Stocks were bouncing back Wednesday, after a deep selloff on Tuesday as investors fretted about factors including the earnings of major tech companies and risks to global economic growth from a slowdown in China.
U.S. stocks fell sharply on Tuesday with shares selling off into the close, as investors dumped equities on fears of an economic slowdown.
The tech-heavy Nasdaq Composite dropped 3.95% and hit a fresh 52-week low to close at 12,490.74. The index retreated further into bear market territory, sitting now about 23% off its high. The Dow Jones Industrial Average shed 809.28 points, or 2.4%, to 33,240.18. The S&P 500 lost 2.8% at 4,175.20.

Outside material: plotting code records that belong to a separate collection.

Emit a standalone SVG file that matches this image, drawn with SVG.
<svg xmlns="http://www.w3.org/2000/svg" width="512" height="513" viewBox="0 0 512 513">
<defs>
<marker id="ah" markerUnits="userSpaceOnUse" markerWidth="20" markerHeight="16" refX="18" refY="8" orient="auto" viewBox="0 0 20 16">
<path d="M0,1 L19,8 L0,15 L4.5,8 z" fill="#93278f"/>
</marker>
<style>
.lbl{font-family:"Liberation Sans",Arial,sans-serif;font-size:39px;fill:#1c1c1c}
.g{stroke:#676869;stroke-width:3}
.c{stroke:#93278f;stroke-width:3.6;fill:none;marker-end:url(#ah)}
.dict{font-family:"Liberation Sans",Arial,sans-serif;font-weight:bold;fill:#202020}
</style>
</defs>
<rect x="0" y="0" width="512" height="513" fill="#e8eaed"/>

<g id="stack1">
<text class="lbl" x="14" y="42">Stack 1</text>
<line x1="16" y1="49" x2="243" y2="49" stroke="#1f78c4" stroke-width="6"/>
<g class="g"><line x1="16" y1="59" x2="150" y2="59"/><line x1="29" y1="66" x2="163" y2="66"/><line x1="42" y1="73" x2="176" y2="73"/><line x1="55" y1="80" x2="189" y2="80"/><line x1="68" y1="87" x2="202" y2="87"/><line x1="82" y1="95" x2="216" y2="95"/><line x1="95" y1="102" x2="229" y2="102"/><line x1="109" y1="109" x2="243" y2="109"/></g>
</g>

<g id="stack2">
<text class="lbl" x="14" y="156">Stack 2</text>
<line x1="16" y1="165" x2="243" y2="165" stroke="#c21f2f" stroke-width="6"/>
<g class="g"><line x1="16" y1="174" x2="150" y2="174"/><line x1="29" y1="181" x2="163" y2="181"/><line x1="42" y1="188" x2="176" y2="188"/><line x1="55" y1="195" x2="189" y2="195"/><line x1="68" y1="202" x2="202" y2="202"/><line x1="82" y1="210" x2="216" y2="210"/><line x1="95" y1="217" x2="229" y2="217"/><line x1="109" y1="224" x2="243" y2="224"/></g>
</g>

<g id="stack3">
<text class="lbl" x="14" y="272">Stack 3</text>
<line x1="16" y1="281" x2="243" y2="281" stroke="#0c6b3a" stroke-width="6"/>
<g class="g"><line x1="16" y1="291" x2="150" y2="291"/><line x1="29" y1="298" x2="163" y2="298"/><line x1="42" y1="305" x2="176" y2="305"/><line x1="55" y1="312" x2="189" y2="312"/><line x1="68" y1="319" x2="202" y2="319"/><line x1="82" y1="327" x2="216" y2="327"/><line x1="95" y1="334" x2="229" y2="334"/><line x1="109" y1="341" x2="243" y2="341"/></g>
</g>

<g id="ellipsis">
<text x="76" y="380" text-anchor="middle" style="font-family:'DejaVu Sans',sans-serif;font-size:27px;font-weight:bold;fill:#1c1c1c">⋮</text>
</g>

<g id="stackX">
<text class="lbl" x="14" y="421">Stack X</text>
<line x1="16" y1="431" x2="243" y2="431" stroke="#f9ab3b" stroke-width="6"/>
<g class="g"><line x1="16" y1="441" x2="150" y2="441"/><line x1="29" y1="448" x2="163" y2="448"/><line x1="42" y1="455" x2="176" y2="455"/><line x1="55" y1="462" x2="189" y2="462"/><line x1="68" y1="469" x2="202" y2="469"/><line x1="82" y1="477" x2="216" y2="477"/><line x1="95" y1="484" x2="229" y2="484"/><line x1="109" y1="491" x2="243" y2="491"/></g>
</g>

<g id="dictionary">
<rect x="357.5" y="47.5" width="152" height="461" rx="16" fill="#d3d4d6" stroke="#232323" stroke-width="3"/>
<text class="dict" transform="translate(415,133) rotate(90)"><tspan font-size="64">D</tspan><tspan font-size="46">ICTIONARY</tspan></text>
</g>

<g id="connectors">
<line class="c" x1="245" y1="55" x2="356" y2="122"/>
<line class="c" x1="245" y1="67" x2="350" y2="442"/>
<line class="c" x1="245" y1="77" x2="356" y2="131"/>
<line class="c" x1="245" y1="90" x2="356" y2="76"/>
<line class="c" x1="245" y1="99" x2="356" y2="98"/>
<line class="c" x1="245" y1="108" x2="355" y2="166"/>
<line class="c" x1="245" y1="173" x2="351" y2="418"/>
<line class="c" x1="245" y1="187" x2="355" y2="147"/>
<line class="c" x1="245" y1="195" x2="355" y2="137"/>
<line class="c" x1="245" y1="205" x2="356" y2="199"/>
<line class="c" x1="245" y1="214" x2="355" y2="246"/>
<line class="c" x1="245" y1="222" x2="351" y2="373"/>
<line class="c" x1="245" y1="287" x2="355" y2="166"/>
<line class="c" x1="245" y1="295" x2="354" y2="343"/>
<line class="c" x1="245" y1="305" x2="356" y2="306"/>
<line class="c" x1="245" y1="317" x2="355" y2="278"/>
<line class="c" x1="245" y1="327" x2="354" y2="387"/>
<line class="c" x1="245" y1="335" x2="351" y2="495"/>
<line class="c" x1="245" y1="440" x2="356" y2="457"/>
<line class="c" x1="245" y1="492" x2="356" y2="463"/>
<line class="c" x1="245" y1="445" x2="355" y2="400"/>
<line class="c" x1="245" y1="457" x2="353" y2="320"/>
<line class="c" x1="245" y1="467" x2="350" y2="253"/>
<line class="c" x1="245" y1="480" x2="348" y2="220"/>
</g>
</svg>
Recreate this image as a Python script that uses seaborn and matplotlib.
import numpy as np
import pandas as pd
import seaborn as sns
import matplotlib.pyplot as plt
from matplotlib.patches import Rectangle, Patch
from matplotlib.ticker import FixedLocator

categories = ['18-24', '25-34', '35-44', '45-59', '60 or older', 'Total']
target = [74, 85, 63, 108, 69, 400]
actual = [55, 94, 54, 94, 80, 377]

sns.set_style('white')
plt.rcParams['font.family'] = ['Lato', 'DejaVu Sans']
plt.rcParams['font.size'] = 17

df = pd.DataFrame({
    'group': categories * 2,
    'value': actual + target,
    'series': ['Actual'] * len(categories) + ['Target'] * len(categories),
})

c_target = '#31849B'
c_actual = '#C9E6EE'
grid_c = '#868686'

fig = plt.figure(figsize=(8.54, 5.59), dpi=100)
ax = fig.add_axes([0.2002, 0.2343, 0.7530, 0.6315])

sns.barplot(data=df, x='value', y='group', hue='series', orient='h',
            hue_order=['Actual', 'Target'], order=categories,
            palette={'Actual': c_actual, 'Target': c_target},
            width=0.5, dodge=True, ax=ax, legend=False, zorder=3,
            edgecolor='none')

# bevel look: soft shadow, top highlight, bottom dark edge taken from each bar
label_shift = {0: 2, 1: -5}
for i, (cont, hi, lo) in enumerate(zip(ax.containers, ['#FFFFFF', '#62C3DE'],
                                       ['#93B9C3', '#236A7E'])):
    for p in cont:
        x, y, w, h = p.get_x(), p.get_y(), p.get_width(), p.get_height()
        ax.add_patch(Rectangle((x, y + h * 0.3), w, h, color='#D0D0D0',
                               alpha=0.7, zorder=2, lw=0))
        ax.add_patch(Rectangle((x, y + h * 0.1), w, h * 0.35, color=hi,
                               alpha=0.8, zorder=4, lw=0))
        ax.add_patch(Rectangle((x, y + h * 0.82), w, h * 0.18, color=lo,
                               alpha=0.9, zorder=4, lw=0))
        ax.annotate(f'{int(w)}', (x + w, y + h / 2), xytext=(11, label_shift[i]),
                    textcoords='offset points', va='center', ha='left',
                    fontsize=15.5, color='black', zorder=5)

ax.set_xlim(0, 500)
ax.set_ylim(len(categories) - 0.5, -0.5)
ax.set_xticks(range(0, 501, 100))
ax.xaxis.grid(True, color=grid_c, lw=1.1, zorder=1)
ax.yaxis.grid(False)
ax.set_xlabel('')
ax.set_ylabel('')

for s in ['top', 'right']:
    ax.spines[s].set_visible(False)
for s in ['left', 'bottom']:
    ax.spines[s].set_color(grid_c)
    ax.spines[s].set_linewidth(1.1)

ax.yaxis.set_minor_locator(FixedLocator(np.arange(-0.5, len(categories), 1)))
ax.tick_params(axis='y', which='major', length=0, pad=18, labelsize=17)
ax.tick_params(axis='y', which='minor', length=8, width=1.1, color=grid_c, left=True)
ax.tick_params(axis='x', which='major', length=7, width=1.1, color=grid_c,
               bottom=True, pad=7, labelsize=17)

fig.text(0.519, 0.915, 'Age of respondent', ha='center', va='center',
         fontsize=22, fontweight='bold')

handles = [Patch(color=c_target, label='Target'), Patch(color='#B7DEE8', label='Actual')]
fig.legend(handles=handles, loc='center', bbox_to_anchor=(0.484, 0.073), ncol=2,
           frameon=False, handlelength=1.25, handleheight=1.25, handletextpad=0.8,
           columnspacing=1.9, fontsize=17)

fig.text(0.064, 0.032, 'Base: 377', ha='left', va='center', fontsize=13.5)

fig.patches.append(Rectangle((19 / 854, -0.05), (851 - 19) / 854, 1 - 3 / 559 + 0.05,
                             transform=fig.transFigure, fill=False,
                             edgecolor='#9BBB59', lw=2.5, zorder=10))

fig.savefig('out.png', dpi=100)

For April, the S&P 500 is off 7.8%. The Nasdaq is down 12.2%, and the Dow has declined 4.2%.
On the other hand, Google parent Alphabet Inc (GOOGL.O) on Tuesday reported its first quarterly revenue miss of the pandemic after the war in Ukraine hurt YouTube ad sales, leaving investors rattled as the global economy sputters.​
The world’s largest provider of search and video made a fortune over the last two years as the pandemic forced more shops and people online. But outdoing those sales is proving difficult so far this year with the war, rising inflation and product shortages causing advertisers to dump marketing campaigns, according to analysts.
Elsewhere, European gas prices surged on Wednesday, after Russia halted supplies to Poland and Bulgaria, stoking concern that other countries in the continent could be targeted for their support towards Ukraine.

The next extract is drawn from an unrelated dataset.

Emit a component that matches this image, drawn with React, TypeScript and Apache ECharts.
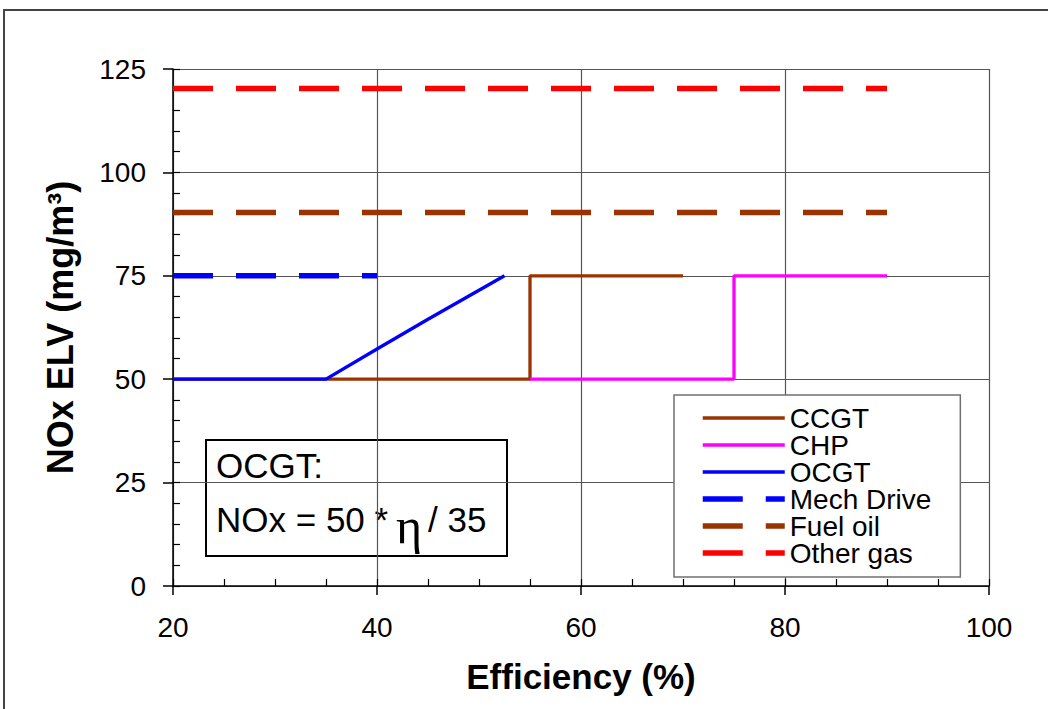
import React, { useEffect, useRef } from "react";
import * as echarts from "echarts";

const xTicks = [20, 40, 60, 80, 100];
const yTicks = [0, 25, 50, 75, 100, 125];

const seriesNames = ["CCGT", "CHP", "OCGT", "Mech Drive", "Fuel oil", "Other gas"];

const ccgtX = [20, 55, 55, 70];
const ccgtY = [50, 50, 75, 75];
const chpX = [55, 75, 75, 90];
const chpY = [50, 50, 75, 75];
const ocgtX = [20, 35, 40, 45, 50, 52.5];
const ocgtY = [50, 50, 57.3, 64.5, 71.5, 75];
const mechX = [20, 40];
const mechY = [75, 75];
const fuelX = [20, 90];
const fuelY = [90.3, 90.3];
const otherX = [20, 90];
const otherY = [120.3, 120.3];

const FONT = "Liberation Sans, Arial, sans-serif";

function pairs(xs: number[], ys: number[]) {
  return xs.map((x, i) => [x, ys[i]]);
}

export default function App() {
  const ref = useRef<HTMLDivElement>(null);
  useEffect(() => {
    if (!ref.current) return;
    const chart = echarts.init(ref.current, null, { renderer: "svg" });
    const SOLID_W = 3.3;
    const DASH_W = 5.5;
    const DASH: number[] = [40, 23];
    const solid = (name: string, color: string, data: number[][]) => ({
      name,
      type: "line",
      data,
      symbol: "none",
      xAxisIndex: 0,
      yAxisIndex: 0,
      lineStyle: { color, width: SOLID_W, type: "solid" },
      itemStyle: { color },
      z: 3,
    });
    const dashed = (name: string, color: string, data: number[][]) => ({
      name,
      type: "line",
      data,
      symbol: "none",
      xAxisIndex: 0,
      yAxisIndex: 0,
      lineStyle: { color, width: DASH_W, type: DASH },
      itemStyle: { color },
      z: 3,
    });
    const legendData = seriesNames.map((n, i) => ({
      name: n,
      lineStyle: i < 3 ? { width: SOLID_W, type: "solid" } : { width: DASH_W, type: DASH },
      itemStyle: { opacity: 0 },
    }));
    const option: any = {
      animation: false,
      backgroundColor: "#ffffff",
      grid: { left: 173, top: 69, width: 816, height: 517, containLabel: false },
      xAxis: [
        {
          type: "value",
          min: xTicks[0],
          max: xTicks[xTicks.length - 1],
          interval: 20,
          name: "Efficiency (%)",
          nameLocation: "middle",
          nameGap: 73,
          nameTextStyle: { fontFamily: FONT, fontSize: 35, fontWeight: "bold", color: "#000" },
          axisLine: { show: true, onZero: false, lineStyle: { color: "#000", width: 1.5 } },
          axisTick: { show: true, inside: false, length: 9, lineStyle: { color: "#000", width: 1.5 } },
          axisLabel: { fontFamily: FONT, fontSize: 28, color: "#000", margin: 27 },
          splitLine: { show: true, lineStyle: { color: "#555", width: 1.2 } },
        },
        {
          type: "value",
          min: 20,
          max: 100,
          interval: 5,
          gridIndex: 0,
          position: "bottom",
          axisLine: { show: false },
          axisTick: { show: true, inside: true, length: 7, lineStyle: { color: "#000", width: 1.2 } },
          axisLabel: { show: false },
          splitLine: { show: false },
        },
      ],
      yAxis: [
        {
          type: "value",
          min: yTicks[0],
          max: yTicks[yTicks.length - 1],
          interval: 25,
          name: "NOx ELV (mg/m³)",
          nameLocation: "middle",
          nameRotate: 90,
          nameGap: 95,
          nameTextStyle: { fontFamily: FONT, fontSize: 36, fontWeight: "bold", color: "#000" },
          axisLine: { show: true, onZero: false, lineStyle: { color: "#000", width: 1.5 } },
          axisTick: { show: true, inside: false, length: 10, lineStyle: { color: "#000", width: 1.5 } },
          axisLabel: { fontFamily: FONT, fontSize: 28, color: "#000", margin: 27 },
          splitLine: { show: true, lineStyle: { color: "#555", width: 1.2 } },
        },
        {
          type: "value",
          min: 0,
          max: 125,
          interval: 5,
          gridIndex: 0,
          position: "left",
          axisLine: { show: false },
          axisTick: { show: true, inside: true, length: 7, lineStyle: { color: "#000", width: 1.2 } },
          axisLabel: { show: false },
          splitLine: { show: false },
        },
      ],
      legend: {
        show: true,
        orient: "vertical",
        left: 674,
        top: 395,
        data: legendData,
        itemWidth: 82,
        itemHeight: 14,
        itemGap: -1,
        padding: [9, 29, 10, 26],
        backgroundColor: "#ffffff",
        borderColor: "#707070",
        borderWidth: 1.5,
        borderRadius: 0,
        itemStyle: { opacity: 0 },
        textStyle: { fontFamily: FONT, fontSize: 28, lineHeight: 27, color: "#000" },
        z: 10,
      },
      series: [
        solid(seriesNames[0], "#993300", pairs(ccgtX, ccgtY)),
        solid(seriesNames[1], "#FF00FF", pairs(chpX, chpY)),
        solid(seriesNames[2], "#0000FF", pairs(ocgtX, ocgtY)),
        dashed(seriesNames[3], "#0000FF", pairs(mechX, mechY)),
        dashed(seriesNames[4], "#993300", pairs(fuelX, fuelY)),
        dashed(seriesNames[5], "#FF0000", pairs(otherX, otherY)),
      ],
      graphic: [
        {
          type: "rect",
          shape: { x: 4, y: 10, width: 1200, height: 900 },
          style: { fill: "none", stroke: "#444", lineWidth: 2 },
          z: 0,
          silent: true,
        },
        {
          type: "group",
          z: 20,
          children: [
            {
              type: "rect",
              shape: { x: 206, y: 440, width: 301, height: 116 },
              style: { fill: "#fff", stroke: "#000", lineWidth: 2 },
            },
            {
              type: "text",
              x: 216,
              y: 465,
              style: { text: "OCGT:", fontFamily: FONT, fontSize: 35, fill: "#000", verticalAlign: "middle", align: "left" },
            },
            {
              type: "text",
              x: 216,
              y: 519,
              style: { text: "NOx = 50 *", fontFamily: FONT, fontSize: 35, fill: "#000", verticalAlign: "middle", align: "left" },
            },
            {
              type: "text",
              x: 396,
              y: 526,
              style: { text: "η", fontFamily: "Liberation Serif, DejaVu Serif, serif", fontSize: 50, fill: "#000", verticalAlign: "middle", align: "left" },
            },
            {
              type: "text",
              x: 428,
              y: 519,
              style: { text: "/ 35", fontFamily: FONT, fontSize: 35, fill: "#000", verticalAlign: "middle", align: "left" },
            },
          ],
        },
      ],
    };
    chart.setOption(option);
    return () => chart.dispose();
  }, []);
  return (
    <div
      ref={ref}
      style={{ position: "fixed", left: 0, top: 0, width: 1048, height: 709, background: "#fff" }}
    />
  );
}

Benchmark Dutch futures contracts tracking Europe’s wholesale gas price rose as much as 28% to 117 euros per megawatt hour ($124) in early trading Wednesday, according to data from Investing. com
That jump came as Russia’s state-owned energy major Gazprom said it would “fully halt” gas supplies to Bulgaria’s Bulgargaz and Poland’s PGNiG “due to their failure to pay in rubles.”
The EU had appeared to indicate last week a possible compromise solution that would allow the gas to keep flowing. But the move against bloc members Poland and Bulgaria probably makes a fix harder to achieve. Germany is massively dependent on Russian gas and has raised the prospect of rationing fuel if flows are cut.
Putin’s gambit also removes from the EU’s potential toolkit the option of sanctioning Russian gas. European ambassadors meet on Wednesday and options to ban oil are expected to be discussed.